Charles Ridding

Personal information
- Full name: Charles Henry Ridding
- Born: 26 November 1825 Winchester, Hampshire, England
- Died: 13 March 1905 (aged 79) Funtley, Hampshire, England
- Height: 5 ft 5 in (1.65 m)
- Batting: Right-handed
- Bowling: Unknown
- Role: Occasional wicket-keeper
- Relations: William Ridding (brother) Arthur Ridding (brother)

Domestic team information
- 1845–1849: Oxford University
- 1852: Marylebone Cricket Club
- 1861: Hampshire (pre-county club)
- 1864: Hampshire

Career statistics
| Competition | First-class |
| Matches | 29 |
| Runs scored | 492 |
| Batting average | 11.71 |
| 100s/50s | –/– |
| Top score | 33 |
| Balls bowled | ? |
| Wickets | 1 |
| Bowling average | ? |
| 5 wickets in innings | – |
| 10 wickets in match | – |
| Best bowling | 1/? |
| Catches/stumpings | 12/– |
- Source: Cricinfo, 30 January 2010

= Charles Ridding =

English cricketer

Charles Henry Ridding (26 November 1825 – 13 March 1905) was an English first-class cricketer and clergyman.

The son of The Reverend Charles Ridding, he was born at Winchester in November 1825. He was educated there at Winchester College, where he played for the college cricket team. From there, he matriculated to Trinity College, Oxford, prior to receiving a demyship to Magdalen College. While studying at Oxford, Ridding played first-class cricket for Oxford University Cricket Club, making his debut against the Marylebone Cricket Club (MCC) at Oxford in 1845, and playing in The University Match against Cambridge University in his debut season. He played for Oxford until 1849, making twelve first-class appearances and captaining the university in his final year. He made two additional first-class appearances during his studies in 1848, for a combined Oxford and Cambridge Universities team against the Gentlemen of England, and for the Gentlemen in the Gentlemen v Players fixture.

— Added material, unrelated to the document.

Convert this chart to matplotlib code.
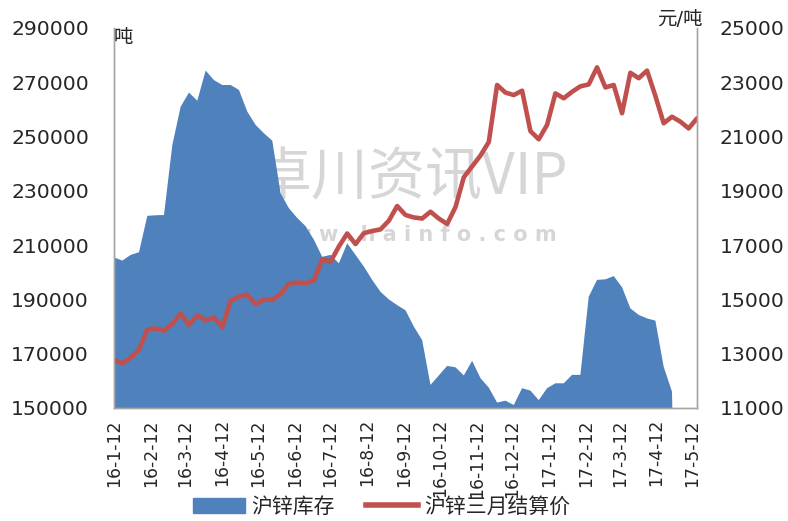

After graduating from Oxford, Ridding was ordained as a deacon and undertook his first ecclesiastical role as curate at Theale in Berkshire in 1849, before being appointed curate at Tangley in Hampshire in 1852, a post he held until 1857. His religious duties largely obligated him to discontinue his participation in cricket much earlier than he otherwise would have. Nevertheless, in the early 1850s he played for the Marylebone Cricket Club (MCC) and various Gentlemen sides, whilst also appearing for in the Over 30 v Under 30 fixture. Ridding maintained his connection with Magdalen College, being elected a fellow in 1856, its bursar in 1861, and vice-president in 1863. Having appeared for Hampshire against the MCC in 1861, he later played for the nascent Hampshire County Cricket Club in its inaugural first-class match against Sussex at Southampton in 1864, with him making a further appearance that season in the return fixture at Hove. From his debut in 1849, Ridding played a total of 29 first-class matches. In these, he scored 492 runs at average of 11.71 and a highest score of 33. He was remembered by Wisden as a "splendid wicket-keeper and long-stop, never using pads or gloves. He was, in addition, a good steady batsman."

In 1865, Ridding was appointed reverend at Slimbridge, Gloucestershire. He remained there in post until his death in March 1905, at Funtley, Hampshire. Ridding has been married since 1865, to the daughter of Timothy Stonhouse Vigor. His brother's, William and Arthur, both played first-class cricket and held ecclesiastical positions; a third brother, George, was a bishop and prominent educator.